Secretary of the Army Togo West said he did not see the press conference telecast, but met later with Mfume.

"These allegations come up in the context of ongoing military justice proceedings," West said. "That is where they should be dealt with."

Once the investigation began in November, Army leaders wanted it to proceed with sensitivity to the needs of the alleged victims, concern for the rights of the accused and a desire to assure the integrity of the investigation and other proceedings, West said.

"It is important to us to make sure every American soldier and every American has confidence in the fairness of what we are undertaking," he said. "Our purpose is to ensure that whatever happens in these proceedings happens in accordance with procedure and a protection of the rights of both the accused and all those who may be witnesses."

During the NAACP news conference, the five women said they felt pressured by CID investigators. Pvt. Toni Moreland, 21, of St. Louis, Mo., said she was pressured to say she had consensual sex with a drill sergeant. Ten days after making her statement, Moreland recanted after seeking an Army chaplain's counsel.

"The statement I made was just CID asking questions," Moreland said. "I would just agree. They put it down on paper. All I did was sign it. I never made up any stories. CID had what they wanted in their heads and that's what they got on paper."

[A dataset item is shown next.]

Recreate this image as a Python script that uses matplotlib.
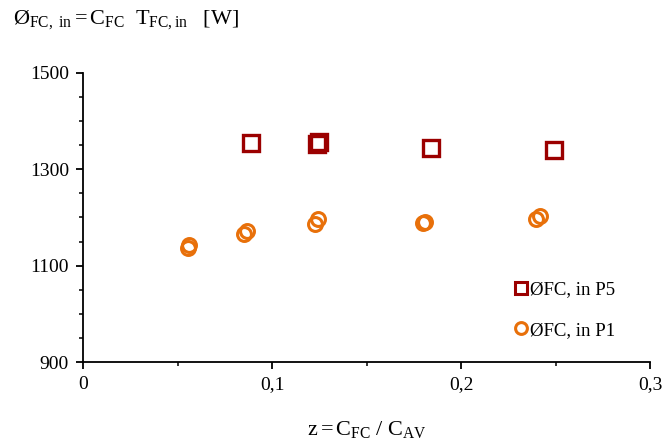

Moreland is the only one of the five women facing charges in the case. She is charged with being absent without leave, disobeying a direct order, and making a false statement under oath, DoD officials said.

"I have a lot to lose by being here," said Pvt. Darla Hornberger, 30, of Oklahoma. "I have a family, I have children and I could just keep my mouth shut and this would all go over, but something really wrong has happened."

Hornberger said she never claimed she was raped. "I didn't lie in my statement," she said. "I told the truth, but that's not what they wanted to hear. After giving my statement to them, they told me that under the Uniform Code of Military Justice it was considered rape."

CID investigators interviewed more than 900 women soldiers who trained at Aberdeen since January 1995, CID officials said. A total of eight drill sergeants have been charged.